Find every line containing the word "this" in the records below; report only how many there are.

§ **Dataset excerpts**

◇ ◇ ◇ ◇ ◇ ◇ ◇

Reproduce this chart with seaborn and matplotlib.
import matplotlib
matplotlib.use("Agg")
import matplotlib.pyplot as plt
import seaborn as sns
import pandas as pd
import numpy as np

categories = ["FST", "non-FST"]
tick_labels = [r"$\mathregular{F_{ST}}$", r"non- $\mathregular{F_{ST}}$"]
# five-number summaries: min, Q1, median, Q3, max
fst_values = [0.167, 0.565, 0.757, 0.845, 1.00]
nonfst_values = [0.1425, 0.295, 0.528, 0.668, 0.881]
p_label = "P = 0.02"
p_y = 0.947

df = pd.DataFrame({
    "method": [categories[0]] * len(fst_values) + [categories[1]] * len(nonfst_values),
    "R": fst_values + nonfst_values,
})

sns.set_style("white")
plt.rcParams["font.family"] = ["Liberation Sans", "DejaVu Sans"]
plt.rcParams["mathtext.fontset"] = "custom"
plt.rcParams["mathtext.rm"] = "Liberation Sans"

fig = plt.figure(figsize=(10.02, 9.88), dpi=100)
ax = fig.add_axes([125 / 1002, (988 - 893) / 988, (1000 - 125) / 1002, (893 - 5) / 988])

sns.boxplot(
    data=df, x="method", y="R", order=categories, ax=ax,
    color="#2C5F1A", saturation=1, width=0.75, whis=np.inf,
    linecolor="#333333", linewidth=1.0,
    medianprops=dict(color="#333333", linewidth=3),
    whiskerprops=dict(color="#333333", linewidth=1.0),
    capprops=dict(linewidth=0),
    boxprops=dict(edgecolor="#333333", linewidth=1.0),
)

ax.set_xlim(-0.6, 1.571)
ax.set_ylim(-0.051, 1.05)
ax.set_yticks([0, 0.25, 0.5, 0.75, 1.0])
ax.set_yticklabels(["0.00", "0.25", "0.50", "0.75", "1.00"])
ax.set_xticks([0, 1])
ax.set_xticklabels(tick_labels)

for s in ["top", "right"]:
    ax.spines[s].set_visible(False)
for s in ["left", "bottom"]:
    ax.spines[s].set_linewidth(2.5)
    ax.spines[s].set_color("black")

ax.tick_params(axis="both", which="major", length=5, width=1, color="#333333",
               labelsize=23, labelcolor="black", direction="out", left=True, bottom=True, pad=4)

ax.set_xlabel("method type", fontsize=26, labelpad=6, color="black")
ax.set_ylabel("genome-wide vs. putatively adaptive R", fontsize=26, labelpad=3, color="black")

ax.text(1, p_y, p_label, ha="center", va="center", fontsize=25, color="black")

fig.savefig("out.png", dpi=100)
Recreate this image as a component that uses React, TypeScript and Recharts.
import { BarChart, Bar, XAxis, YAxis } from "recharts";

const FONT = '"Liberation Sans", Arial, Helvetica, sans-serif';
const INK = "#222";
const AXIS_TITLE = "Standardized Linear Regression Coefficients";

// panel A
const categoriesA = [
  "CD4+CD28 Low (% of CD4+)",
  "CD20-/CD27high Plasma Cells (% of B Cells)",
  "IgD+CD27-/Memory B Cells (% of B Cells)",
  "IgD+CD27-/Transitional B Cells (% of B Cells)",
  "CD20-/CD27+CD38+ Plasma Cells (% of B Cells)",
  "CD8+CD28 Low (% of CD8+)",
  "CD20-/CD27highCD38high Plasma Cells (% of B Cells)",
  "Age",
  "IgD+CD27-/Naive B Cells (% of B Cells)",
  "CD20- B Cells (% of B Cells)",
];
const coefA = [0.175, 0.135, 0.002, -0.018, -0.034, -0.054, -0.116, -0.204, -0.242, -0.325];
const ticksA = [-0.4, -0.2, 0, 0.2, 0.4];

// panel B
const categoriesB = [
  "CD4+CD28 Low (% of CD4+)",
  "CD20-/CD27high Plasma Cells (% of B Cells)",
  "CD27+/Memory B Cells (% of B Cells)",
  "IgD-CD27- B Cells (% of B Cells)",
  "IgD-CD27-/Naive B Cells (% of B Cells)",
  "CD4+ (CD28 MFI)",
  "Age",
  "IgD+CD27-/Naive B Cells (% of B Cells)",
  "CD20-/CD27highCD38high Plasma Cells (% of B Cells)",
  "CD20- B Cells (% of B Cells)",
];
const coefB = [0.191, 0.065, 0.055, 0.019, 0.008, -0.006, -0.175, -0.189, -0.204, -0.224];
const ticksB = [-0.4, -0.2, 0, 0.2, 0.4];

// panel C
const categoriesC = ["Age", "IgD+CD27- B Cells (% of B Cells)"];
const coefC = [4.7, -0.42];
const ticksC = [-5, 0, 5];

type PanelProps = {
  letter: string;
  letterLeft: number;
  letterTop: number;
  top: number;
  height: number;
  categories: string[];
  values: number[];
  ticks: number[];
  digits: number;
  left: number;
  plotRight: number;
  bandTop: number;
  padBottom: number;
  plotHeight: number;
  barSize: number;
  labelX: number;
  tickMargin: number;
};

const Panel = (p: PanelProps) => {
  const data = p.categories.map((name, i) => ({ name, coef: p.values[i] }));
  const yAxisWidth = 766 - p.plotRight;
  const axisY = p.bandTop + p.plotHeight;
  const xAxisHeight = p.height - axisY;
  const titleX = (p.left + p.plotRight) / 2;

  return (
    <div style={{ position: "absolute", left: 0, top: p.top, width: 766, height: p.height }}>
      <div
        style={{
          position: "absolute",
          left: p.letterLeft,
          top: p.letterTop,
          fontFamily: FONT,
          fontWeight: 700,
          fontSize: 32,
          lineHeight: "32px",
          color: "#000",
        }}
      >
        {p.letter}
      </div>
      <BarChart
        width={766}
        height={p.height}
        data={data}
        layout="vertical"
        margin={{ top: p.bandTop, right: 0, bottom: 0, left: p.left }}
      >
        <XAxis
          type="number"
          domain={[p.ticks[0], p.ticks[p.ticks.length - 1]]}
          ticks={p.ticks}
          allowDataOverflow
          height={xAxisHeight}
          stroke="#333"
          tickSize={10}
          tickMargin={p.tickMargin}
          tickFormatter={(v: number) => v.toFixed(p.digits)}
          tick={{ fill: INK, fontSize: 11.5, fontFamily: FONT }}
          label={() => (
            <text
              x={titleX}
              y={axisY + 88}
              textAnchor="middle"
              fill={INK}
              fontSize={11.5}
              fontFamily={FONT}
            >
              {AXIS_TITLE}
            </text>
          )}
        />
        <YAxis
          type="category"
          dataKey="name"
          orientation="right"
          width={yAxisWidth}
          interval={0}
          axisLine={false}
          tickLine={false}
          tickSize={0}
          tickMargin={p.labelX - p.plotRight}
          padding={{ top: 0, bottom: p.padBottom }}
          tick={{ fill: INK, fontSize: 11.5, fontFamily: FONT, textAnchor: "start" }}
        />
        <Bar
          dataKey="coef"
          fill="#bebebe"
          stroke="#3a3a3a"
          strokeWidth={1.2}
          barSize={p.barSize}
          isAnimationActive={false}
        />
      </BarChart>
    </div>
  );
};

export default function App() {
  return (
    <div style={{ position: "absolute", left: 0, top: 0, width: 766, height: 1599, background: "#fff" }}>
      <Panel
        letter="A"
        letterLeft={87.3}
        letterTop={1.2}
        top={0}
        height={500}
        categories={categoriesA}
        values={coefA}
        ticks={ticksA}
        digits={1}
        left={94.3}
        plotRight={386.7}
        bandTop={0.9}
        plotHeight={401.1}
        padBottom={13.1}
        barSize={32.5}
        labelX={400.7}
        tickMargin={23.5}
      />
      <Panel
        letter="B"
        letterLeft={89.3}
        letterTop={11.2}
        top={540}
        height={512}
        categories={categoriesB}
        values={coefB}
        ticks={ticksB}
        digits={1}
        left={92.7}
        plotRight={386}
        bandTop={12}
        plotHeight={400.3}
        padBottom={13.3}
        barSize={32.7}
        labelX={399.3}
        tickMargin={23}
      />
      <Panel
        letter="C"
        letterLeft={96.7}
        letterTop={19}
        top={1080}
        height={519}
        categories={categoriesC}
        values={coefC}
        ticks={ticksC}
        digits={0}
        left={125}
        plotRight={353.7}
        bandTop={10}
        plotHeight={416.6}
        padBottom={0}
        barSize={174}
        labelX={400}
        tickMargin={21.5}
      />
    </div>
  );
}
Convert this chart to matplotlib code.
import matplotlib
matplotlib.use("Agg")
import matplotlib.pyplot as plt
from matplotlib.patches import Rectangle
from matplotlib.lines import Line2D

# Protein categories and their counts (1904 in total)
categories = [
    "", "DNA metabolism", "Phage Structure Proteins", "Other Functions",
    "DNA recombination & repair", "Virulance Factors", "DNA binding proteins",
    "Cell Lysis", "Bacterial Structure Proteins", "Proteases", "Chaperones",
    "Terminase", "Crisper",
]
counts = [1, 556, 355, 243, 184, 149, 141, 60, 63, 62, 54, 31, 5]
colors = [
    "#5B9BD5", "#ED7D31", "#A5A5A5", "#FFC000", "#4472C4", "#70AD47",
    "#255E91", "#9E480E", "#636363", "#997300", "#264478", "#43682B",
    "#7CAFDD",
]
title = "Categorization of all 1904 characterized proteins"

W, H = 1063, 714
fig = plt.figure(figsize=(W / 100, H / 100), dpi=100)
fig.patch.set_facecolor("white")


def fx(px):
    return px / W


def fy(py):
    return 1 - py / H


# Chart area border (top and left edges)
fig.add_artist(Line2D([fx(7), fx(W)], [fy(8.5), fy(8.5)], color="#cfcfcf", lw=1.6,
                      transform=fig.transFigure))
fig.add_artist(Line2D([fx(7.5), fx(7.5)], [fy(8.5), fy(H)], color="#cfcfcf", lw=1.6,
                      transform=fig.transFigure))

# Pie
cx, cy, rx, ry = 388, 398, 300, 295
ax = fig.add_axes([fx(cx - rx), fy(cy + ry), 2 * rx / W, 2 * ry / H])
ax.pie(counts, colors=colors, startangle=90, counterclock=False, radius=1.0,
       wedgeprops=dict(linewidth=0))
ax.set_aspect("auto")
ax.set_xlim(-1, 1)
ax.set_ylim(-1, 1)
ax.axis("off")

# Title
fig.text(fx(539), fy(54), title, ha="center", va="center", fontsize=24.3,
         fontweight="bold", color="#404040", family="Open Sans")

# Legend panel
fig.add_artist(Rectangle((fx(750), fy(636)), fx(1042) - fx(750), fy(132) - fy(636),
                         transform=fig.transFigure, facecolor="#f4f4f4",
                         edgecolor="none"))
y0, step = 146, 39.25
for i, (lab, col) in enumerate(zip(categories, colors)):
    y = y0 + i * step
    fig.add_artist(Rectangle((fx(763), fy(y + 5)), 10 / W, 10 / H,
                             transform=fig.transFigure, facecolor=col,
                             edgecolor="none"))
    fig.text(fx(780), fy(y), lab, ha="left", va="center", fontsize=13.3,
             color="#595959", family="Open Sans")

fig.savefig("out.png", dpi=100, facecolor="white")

◇ ◇ ◇ ◇ ◇ ◇ ◇

§ **Task answer**
3